The Real Battleground Is Market Structure, Not Token Wrappers
Putting an equity representation onchain is technically straightforward compared with redesigning the operational stack around issuance, custody, transfer constraints, settlement timing, and regulatory reporting. Most tokenization announcements stop at the wrapper. Institutional deployment begins where the wrapper ends.
If Securitize and NYSE can align around these deeper mechanics, they are not just proving a product. They are testing whether onchain systems can coexist with the governance and reliability requirements of large public markets. That is a much higher bar than shipping another private-market token to a narrow investor cohort.
The strategic implication is significant. Public equities remain one of the highest-trust, highest-liquidity corners of finance. Any credible bridge between that world and programmable rails could accelerate adoption across adjacent assets, from fund shares to structured products, because participants gain confidence from operational precedent rather than speculative promises.

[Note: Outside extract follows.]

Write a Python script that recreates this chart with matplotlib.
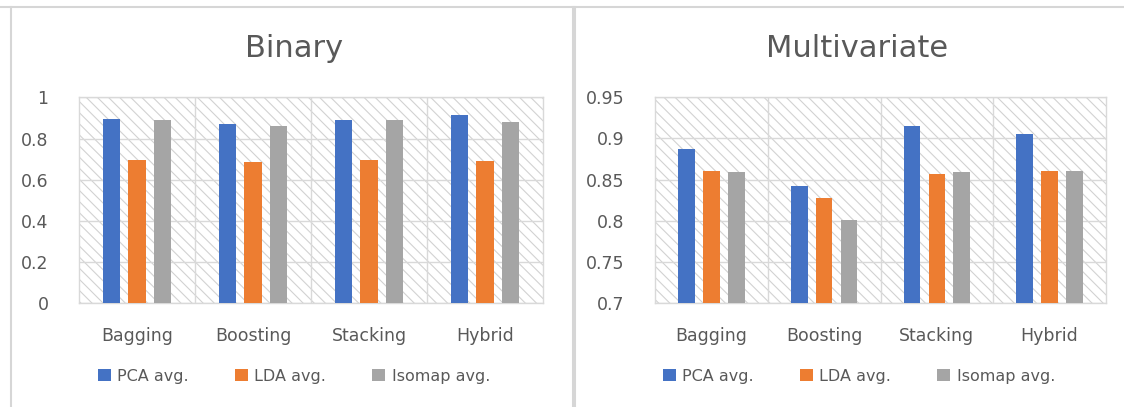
import matplotlib

matplotlib.use("Agg")
import matplotlib.pyplot as plt
from matplotlib.lines import Line2D
from matplotlib.patches import Patch, Rectangle
import numpy as np

categories = ["Bagging", "Boosting", "Stacking", "Hybrid"]
series_names = ["PCA avg.", "LDA avg.", "Isomap avg."]
colors = ["#4472C4", "#ED7D31", "#A5A5A5"]

# Binary
binary_pca = [0.895, 0.870, 0.890, 0.916]
binary_lda = [0.696, 0.684, 0.696, 0.691]
binary_iso = [0.888, 0.862, 0.888, 0.882]
binary_ticks = [0, 0.2, 0.4, 0.6, 0.8, 1.0]
binary_ticklabels = ["0", "0.2", "0.4", "0.6", "0.8", "1"]

# Multivariate
multi_pca = [0.887, 0.842, 0.915, 0.906]
multi_lda = [0.861, 0.828, 0.857, 0.861]
multi_iso = [0.859, 0.801, 0.859, 0.861]
multi_ticks = [0.7, 0.75, 0.8, 0.85, 0.9, 0.95]
multi_ticklabels = ["0.7", "0.75", "0.8", "0.85", "0.9", "0.95"]

W, H = 1124, 407
TEXT = "#595959"
GRID = "#d9d9d9"

plt.rcParams["font.family"] = ["DejaVu Sans"]
plt.rcParams["hatch.linewidth"] = 0.8

fig = plt.figure(figsize=(W / 100, H / 100), dpi=100)


def px(x0, y0, x1, y1):
    # pixel box (top-left origin) -> figure fraction rect
    return [x0 / W, 1 - y1 / H, (x1 - x0) / W, (y1 - y0) / H]


def draw_panel(rect, title, title_x, data, ticks, ticklabels, legend_x):
    ax = fig.add_axes(rect)
    ax.set_xlim(-0.5, len(categories) - 0.5)
    ax.set_ylim(ticks[0], ticks[-1])
    ax.add_patch(Rectangle((0, 0), 1, 1, transform=ax.transAxes, facecolor="white",
                           edgecolor="#d2d2d2", hatch="\\\\\\", lw=0, zorder=0))
    for t in ticks:
        ax.axhline(t, color=GRID, lw=1.0, zorder=1)
    for b in np.arange(0.5, len(categories) - 0.5, 1.0):
        ax.axvline(b, color=GRID, lw=1.0, zorder=1)
    x = np.arange(len(categories))
    offsets = [-0.22, 0.0, 0.22]
    for vals, off, c in zip(data, offsets, colors):
        ax.bar(x + off, vals, width=0.148, color=c, zorder=3)
    for s in ax.spines.values():
        s.set_color(GRID)
        s.set_linewidth(1.0)
    ax.set_yticks(ticks)
    ax.set_yticklabels(ticklabels)
    ax.set_xticks(x)
    ax.set_xticklabels(categories)
    ax.tick_params(axis="y", length=0, pad=22, labelsize=12.5, labelcolor=TEXT)
    ax.tick_params(axis="x", length=0, pad=17, labelsize=12.5, labelcolor=TEXT)
    fig.text(title_x / W, 1 - 57 / H, title, ha="center", va="baseline",
             fontsize=22, color=TEXT)
    handles = [Patch(facecolor=c, edgecolor="none") for c in colors]
    fig.legend(handles, series_names, loc="center", bbox_to_anchor=(legend_x / W, 1 - 376 / H),
               ncol=3, frameon=False, fontsize=11.5, labelcolor=TEXT,
               handlelength=0.8, handleheight=0.8, handletextpad=0.4, columnspacing=2.9)
    return ax


draw_panel(px(79, 97.3, 543, 303.3), "Binary", 294,
           [binary_pca, binary_lda, binary_iso], binary_ticks, binary_ticklabels, 294)
draw_panel(px(655, 97.3, 1106, 303.3), "Multivariate", 857,
           [multi_pca, multi_lda, multi_iso], multi_ticks, multi_ticklabels, 859)

# chart frames
frame = "#d6d6d6"
for xs, ys in [((11, 11), (7, H)), ((0, W), (7, 7)), ((572.5, 572.5), (7, H)), ((575, 575), (7, H))]:
    fig.add_artist(Line2D([xs[0] / W, xs[1] / W], [1 - ys[0] / H, 1 - ys[1] / H],
                          color=frame, lw=1.5))

fig.savefig("out.png", dpi=100)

Interoperability Beats Revolution in the Near Term
Crypto’s early posture toward traditional exchanges was often antagonistic, and sometimes deservedly so. But antagonism is a poor deployment model for regulated capital markets. The institutions that move size need compliance continuity, legal finality, and predictable risk controls. They will adopt new rails when those rails reduce friction without detonating accountability.
That is why this collaboration matters more than another stand-alone tokenized pilot. It suggests a design philosophy where blockchain is treated as settlement and data infrastructure, not as a political identity. The market does not need louder disruption language. It needs fewer reconciliation errors, faster cycle times, and clearer ownership records.
Critics will argue this approach dilutes crypto’s decentralization ethos. In pure ideological terms, maybe. In commercial terms, it is probably the only route to meaningful scale this decade. The capital pools that matter are not waiting to become crypto-native; they are deciding which crypto-native components can be made institutionally boring.
“Boring” Is an Adoption Superpower
The next winners in tokenization will not necessarily be the loudest protocol brands. They will be the teams that make migration costs tolerable and operational risk legible for compliance officers, clearing teams, and asset managers. That requires fluency in both worlds: onchain programmability and offchain market obligations.
Securitize’s positioning around regulated assets has long pointed in this direction, and NYSE’s involvement adds signaling power that many tokenization startups cannot manufacture. The open question is whether the collaboration can move beyond architecture talk into repeatable production workflows that survive real market volatility and legal scrutiny.
One blunt opinion: tokenization only becomes real when incumbent operations teams stop dreading it. Retail excitement is optional. Back-office confidence is mandatory.
What to Watch: Watch for concrete details on transfer restrictions, settlement windows, and integration with existing custody and reporting systems. If those pieces harden, this story shifts from “interesting pilot” to “credible market structure transition.”